Greek Prime Minister Alexis Tsipras went to Brussels Monday to present the new proposal to his eurozone counterparts – a series of small concessions on key points that he hopes will be enough to ease the crisis without angering constituents.
"I think this is time for a substantial and viable solution that would allow Greece to come back to growth within the eurozone, with social justice and cohesion," he said.
His position was bolstered by a large protest in Athens Monday night in favor of steps to keep Greece in the eurozone.
But there is also lots of anger in Greece about what many people see as oppressive austerity imposed by the country’s creditors.
An increasing number of experts agree the austerity has hurt the country’s ability to repay its debt.
“We need to do everything right now to make the Greek economy grow again," said economist Dennis Novy of Britain’s University of Warwick. "That’s the only way out.”
Without growth, he adds, any deal will only a temporary solution.

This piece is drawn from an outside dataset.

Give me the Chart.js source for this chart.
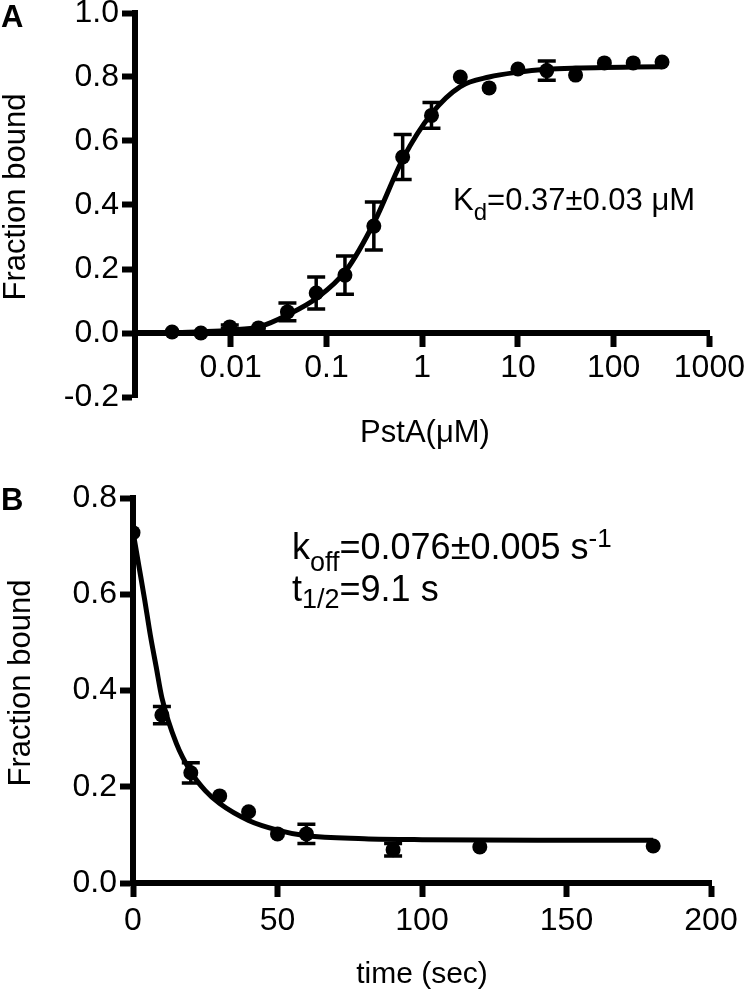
<!DOCTYPE html>
<html>
<head>
<meta charset="utf-8">
<script src="https://cdn.jsdelivr.net/npm/chart.js@4.4.1/dist/chart.umd.min.js"></script>
<style>
    body { margin: 0; background: #fff; }
    #page { position: relative; width: 750px; height: 992px; overflow: hidden;
            font-family: 'Liberation Sans', Arial, sans-serif; color: #000; }
    canvas { position: absolute; left: 0; }
    .txt { position: absolute; white-space: nowrap; line-height: 1; }
    .panel { font-weight: bold; font-size: 31px; }
    .ytitle { font-size: 31px; transform: translate(-50%, -50%) rotate(-90deg); }
    .xtitle { font-size: 31px; transform: translateX(-50%); }
    .sub, .sup { position: relative; }
</style>
</head>
<body>
<div id="page">
    <canvas id="chartA" width="750" height="480" style="top:-10px"></canvas>
    <canvas id="chartB" width="750" height="522" style="top:470px"></canvas>

    <div class="txt panel" style="left:1px; top:1px;">A</div>
    <div class="txt panel" style="left:1px; top:484px;">B</div>

    <div class="txt ytitle" style="left:13.5px; top:197px;">Fraction bound</div>
    <div class="txt ytitle" style="left:18.5px; top:683px;">Fraction bound</div>
    <div class="txt xtitle" style="left:425px; top:416px;">PstA(μM)</div>
    <div class="txt xtitle" style="left:422px; top:958px; font-size:30px;">time (sec)</div>

    <div class="txt" style="left:453px; top:184px; font-size:31px;">K<span class="sub" style="font-size:24px; top:10px;">d</span>=0.37±0.03 μM</div>
    <div class="txt" style="left:292px; top:529px; font-size:36px;">k<span class="sub" style="font-size:27px; top:12px;">off</span>=0.076±0.005 s<span class="sup" style="font-size:26px; top:-12px;">-1</span></div>
    <div class="txt" style="left:292px; top:571px; font-size:36px;">t<span class="sub" style="font-size:27px; top:7px;">1/2</span>=9.1 s</div>
</div>
<script>
// Panel A: equilibrium binding, PstA concentration (uM) vs fraction bound
const pstaConc = [0.00244, 0.00488, 0.00977, 0.0195, 0.0391, 0.0781, 0.156, 0.3125, 0.625,
                  1.25, 2.5, 5, 10, 20, 40, 80, 160, 320];
const pstaBound = [0.003, 0.0, 0.019, 0.016, 0.066, 0.125, 0.181, 0.334, 0.55,
                   0.68, 0.80, 0.766, 0.825, 0.82, 0.806, 0.844, 0.844, 0.847];
const pstaErr = [0, 0, 0.006, 0, 0.028, 0.05, 0.06, 0.075, 0.07,
                 0.04, 0, 0, 0, 0.03, 0, 0, 0, 0];
// fitted curve
const fitConc = [0.00244, 0.005, 0.01, 0.02, 0.04, 0.08, 0.16, 0.32, 0.63,
                 1.25, 2.5, 5, 10, 20, 40, 80, 160, 320];
const fitBound = [0.001, 0.004, 0.009, 0.02, 0.058, 0.11, 0.195, 0.35, 0.545,
                  0.685, 0.77, 0.80, 0.815, 0.824, 0.828, 0.83, 0.831, 0.832];
const concTicks = [0.01, 0.1, 1, 10, 100, 1000];
const boundTicksA = [-0.2, 0, 0.2, 0.4, 0.6, 0.8, 1.0];

// Panel B: dissociation time course
const dissocTime = [0, 10, 20, 30, 40, 50, 60, 90, 120, 180];
const dissocBound = [0.728, 0.349, 0.229, 0.181, 0.148, 0.102, 0.102, 0.069, 0.075, 0.077];
const dissocErr = [0, 0.018, 0.021, 0, 0, 0, 0.02, 0.013, 0, 0];
const fitTime = [0, 2, 4, 6, 8, 10, 15, 20, 25, 30, 40, 50, 60, 80, 100, 140, 180];
const fitDecay = [0.73, 0.66, 0.59, 0.515, 0.45, 0.385, 0.29, 0.231, 0.192, 0.165,
                  0.13, 0.11, 0.098, 0.092, 0.09, 0.089, 0.089];
const timeTicks = [0, 50, 100, 150, 200];
const boundTicksB = [0, 0.2, 0.4, 0.6, 0.8];

Chart.defaults.font.family = "'Liberation Sans', Arial, sans-serif";
Chart.defaults.font.size = 32;
Chart.defaults.color = '#000';

const toPoints = (xs, ys) => xs.map((x, i) => ({ x: x, y: ys[i] }));

// Error bars drawn through the chart's scales
function makeErrorBars(xs, ys, errs) {
    return {
        id: 'errorBars',
        afterDatasetsDraw(chart) {
            const { ctx, scales: { x, y } } = chart;
            ctx.save();
            ctx.strokeStyle = '#000';
            ctx.lineWidth = 3.5;
            xs.forEach((xv, i) => {
                const e = errs[i];
                if (!e) return;
                const px = x.getPixelForValue(xv);
                const top = y.getPixelForValue(ys[i] + e);
                const bot = y.getPixelForValue(ys[i] - e);
                ctx.beginPath();
                ctx.moveTo(px, top); ctx.lineTo(px, bot);
                ctx.moveTo(px - 9, top); ctx.lineTo(px + 9, top);
                ctx.moveTo(px - 9, bot); ctx.lineTo(px + 9, bot);
                ctx.stroke();
            });
            ctx.restore();
        }
    };
}

const gridX = { drawOnChartArea: false, drawTicks: true, tickLength: 14, tickWidth: 6, tickColor: '#000' };
const gridY = { drawOnChartArea: false, drawTicks: true, tickLength: 13, tickWidth: 6, tickColor: '#000' };
const axisBorder = { display: true, color: '#000', width: 6 };

function datasets(xs, ys, fx, fy) {
    return [
        { data: toPoints(xs, ys), pointRadius: 7.5, pointHoverRadius: 7.5,
          backgroundColor: '#000', borderWidth: 0 },
        { data: toPoints(fx, fy), showLine: true, pointRadius: 0, pointHoverRadius: 0,
          borderColor: '#000', borderWidth: 5, cubicInterpolationMode: 'monotone' }
    ];
}

new Chart(document.getElementById('chartA'), {
    type: 'scatter',
    data: { datasets: datasets(pstaConc, pstaBound, fitConc, fitBound) },
    options: {
        responsive: false,
        animation: false,
        layout: { padding: { top: 23, right: 36, bottom: 73, left: 0 } },
        plugins: { legend: { display: false }, tooltip: { enabled: false } },
        scales: {
            x: {
                type: 'logarithmic',
                position: { y: 0 },
                min: 0.001,
                max: 1000,
                afterBuildTicks: s => { s.ticks = concTicks.map(v => ({ value: v })); },
                ticks: { callback: v => String(v), padding: 5, maxRotation: 0, autoSkip: false },
                grid: Object.assign({}, gridX, { tickLength: 11 }),
                border: axisBorder
            },
            y: {
                min: -0.2,
                max: 1.0,
                afterBuildTicks: s => { s.ticks = boundTicksA.map(v => ({ value: v })); },
                afterFit: s => { s.width = 135; },
                ticks: { callback: v => v.toFixed(1), padding: 3 },
                grid: gridY,
                border: axisBorder
            }
        }
    },
    plugins: [makeErrorBars(pstaConc, pstaBound, pstaErr)]
});

new Chart(document.getElementById('chartB'), {
    type: 'scatter',
    data: { datasets: datasets(dissocTime, dissocBound, fitTime, fitDecay) },
    options: {
        responsive: false,
        animation: false,
        layout: { padding: { top: 28, right: 39, bottom: 0, left: 0 } },
        plugins: { legend: { display: false }, tooltip: { enabled: false } },
        scales: {
            x: {
                min: 0,
                max: 200,
                afterBuildTicks: s => { s.ticks = timeTicks.map(v => ({ value: v })); },
                afterFit: s => { s.height = 109; },
                ticks: { callback: v => String(v), padding: 5, maxRotation: 0, autoSkip: false },
                grid: gridX,
                border: axisBorder
            },
            y: {
                min: 0,
                max: 0.8,
                afterBuildTicks: s => { s.ticks = boundTicksB.map(v => ({ value: v })); },
                afterFit: s => { s.width = 133; },
                ticks: { callback: v => v.toFixed(1), padding: 3 },
                grid: gridY,
                border: axisBorder
            }
        }
    },
    plugins: [makeErrorBars(dissocTime, dissocBound, dissocErr)]
});
</script>
</body>
</html>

“Germany and France, the European Union and the IMF have to stop asking for these fiscal reforms in Greece that actually push the economy down further,” he said.

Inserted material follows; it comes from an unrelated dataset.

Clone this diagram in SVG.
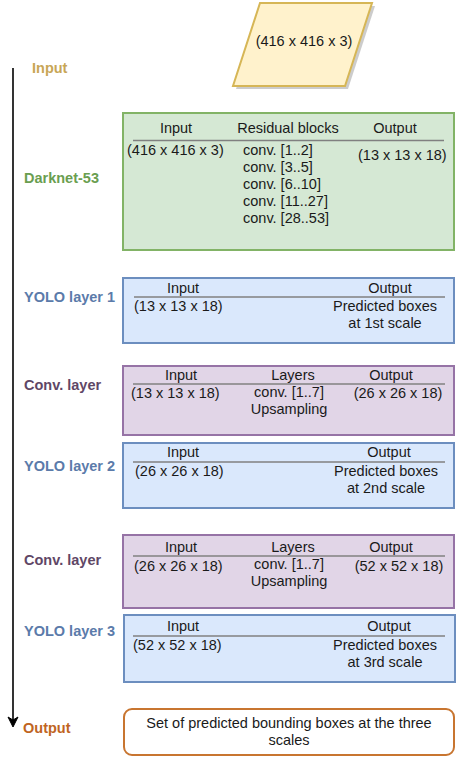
<svg xmlns="http://www.w3.org/2000/svg" width="458" height="758" viewBox="0 0 458 758">
<style>
text{font-family:"Liberation Sans",Arial,sans-serif;font-size:14.5px;fill:#1a1a1a}
.lbl{font-weight:bold}
.c{text-anchor:middle}
.sep{stroke:#808080;stroke-width:1.5}
.green{fill:#d5e8d4;stroke:#82b366;stroke-width:2}
.blue{fill:#dae8fc;stroke:#6c8ebf;stroke-width:2}
.purple{fill:#e1d5e7;stroke:#9673a6;stroke-width:2}
</style>
<g id="connectors">
<line x1="13" y1="68" x2="13" y2="724" stroke="#000" stroke-width="1.6"/>
<path d="M8,717 L13,727 L18,717 L13,720 Z" fill="#000" stroke="#000" stroke-width="1"/>
</g>
<g id="labels">
<text class="lbl" x="32" y="73" style="fill:#c8a656">Input</text>
<text class="lbl" x="24" y="183" style="fill:#6a9e50">Darknet-53</text>
<text class="lbl" x="24" y="302" style="fill:#5b7baa">YOLO layer 1</text>
<text class="lbl" x="24" y="390" style="fill:#5f4766">Conv. layer</text>
<text class="lbl" x="24" y="471" style="fill:#5b7baa">YOLO layer 2</text>
<text class="lbl" x="24" y="565" style="fill:#5f4766">Conv. layer</text>
<text class="lbl" x="24" y="636" style="fill:#5b7baa">YOLO layer 3</text>
<text class="lbl" x="23" y="733" style="fill:#c0651f">Output</text>
</g>
<g id="input-image">
<polygon points="263,6 375,6 348,89 236,89" fill="#999" opacity="0.5"/>
<polygon points="260,3 372,3 345,86 233,86" fill="#fff2cc" stroke="#d6b656" stroke-width="2"/>
<text class="c" x="304" y="46">(416 x 416 x 3)</text>
</g>
<g id="darknet">
<rect x="123" y="113" width="331" height="137" class="green"/>
<text class="c" x="176" y="133">Input</text>
<text class="c" x="288" y="133">Residual blocks</text>
<text class="c" x="395" y="133">Output</text>
<line x1="133" y1="140.5" x2="444" y2="140.5" class="sep"/>
<text x="127" y="155">(416 x 416 x 3)</text>
<text x="243" y="155">conv. [1..2]</text>
<text x="243" y="172">conv. [3..5]</text>
<text x="243" y="189">conv. [6..10]</text>
<text x="243" y="206">conv. [11..27]</text>
<text x="243" y="223">conv. [28..53]</text>
<text x="358" y="160">(13 x 13 x 18)</text>
</g>
<g id="yolo1">
<rect x="123" y="278" width="331" height="65" class="blue"/>
<text class="c" x="183" y="293">Input</text>
<text class="c" x="390" y="293">Output</text>
<line x1="134" y1="297" x2="445" y2="297" class="sep"/>
<text x="134" y="311">(13 x 13 x 18)</text>
<text class="c" x="385" y="311">Predicted boxes</text>
<text class="c" x="385" y="328">at 1st scale</text>
</g>
<g id="conv1">
<rect x="123" y="366" width="331" height="69" class="purple"/>
<text class="c" x="181" y="380">Input</text>
<text class="c" x="293" y="380">Layers</text>
<text class="c" x="391" y="380">Output</text>
<line x1="133" y1="384" x2="445" y2="384" class="sep"/>
<text x="131" y="398">(13 x 13 x 18)</text>
<text class="c" x="289" y="397">conv. [1..7]</text>
<text class="c" x="289" y="414">Upsampling</text>
<text class="c" x="398" y="398">(26 x 26 x 18)</text>
</g>
<g id="yolo2">
<rect x="123" y="443" width="331" height="65" class="blue"/>
<text class="c" x="183" y="457">Input</text>
<text class="c" x="389" y="457">Output</text>
<line x1="133" y1="462" x2="445" y2="462" class="sep"/>
<text x="135" y="476">(26 x 26 x 18)</text>
<text class="c" x="386" y="476">Predicted boxes</text>
<text class="c" x="386" y="493">at 2nd scale</text>
</g>
<g id="conv2">
<rect x="123" y="535" width="331" height="73" class="purple"/>
<text class="c" x="181" y="552">Input</text>
<text class="c" x="293" y="552">Layers</text>
<text class="c" x="391" y="552">Output</text>
<line x1="133" y1="556" x2="445" y2="556" class="sep"/>
<text x="134" y="571">(26 x 26 x 18)</text>
<text class="c" x="289" y="569">conv. [1..7]</text>
<text class="c" x="289" y="586">Upsampling</text>
<text class="c" x="399" y="571">(52 x 52 x 18)</text>
</g>
<g id="yolo3">
<rect x="124" y="615" width="331" height="67" class="blue"/>
<text class="c" x="183" y="631">Input</text>
<text class="c" x="389" y="631">Output</text>
<line x1="133" y1="636" x2="445" y2="636" class="sep"/>
<text x="133" y="650">(52 x 52 x 18)</text>
<text class="c" x="385" y="650">Predicted boxes</text>
<text class="c" x="385" y="667">at 3rd scale</text>
</g>
<g id="output">
<rect x="124" y="709" width="330" height="46" rx="8" fill="#fff" stroke="#c87530" stroke-width="2"/>
<text class="c" x="289" y="728">Set of predicted bounding boxes at the three</text>
<text class="c" x="289" y="745">scales</text>
</g>
</svg>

Still, even the possibility of an imperfect and short-term accord has calmed financial markets, and it may help foster growth, according to Zsolt Darvas of the Brussels-based Bruegel Institute, who spoke via Skype.
“If a credible agreement would be able to remove the uncertainty about Greek membership, then I think the Greek economy would start to grow, even if the Greek government would have to do some further, much smaller fiscal adjustment,” he said.
But because Novy expects any growth to be slow and too weak to solve the debt repayment problem for years, he is unimpressed by this week’s highly-touted breakthrough.
“They have a common interest in avoiding the short-term problem, but for a long-term solution, I don’t think we’re any closer to a deal,” he said.
Novy says Greece and its creditors will likely reach another crisis point in a couple of months.
This time, he says, it’s the creditors who should offer real, long-term debt relief to keep the country in the eurozone and perhaps put the longstanding crisis behind them.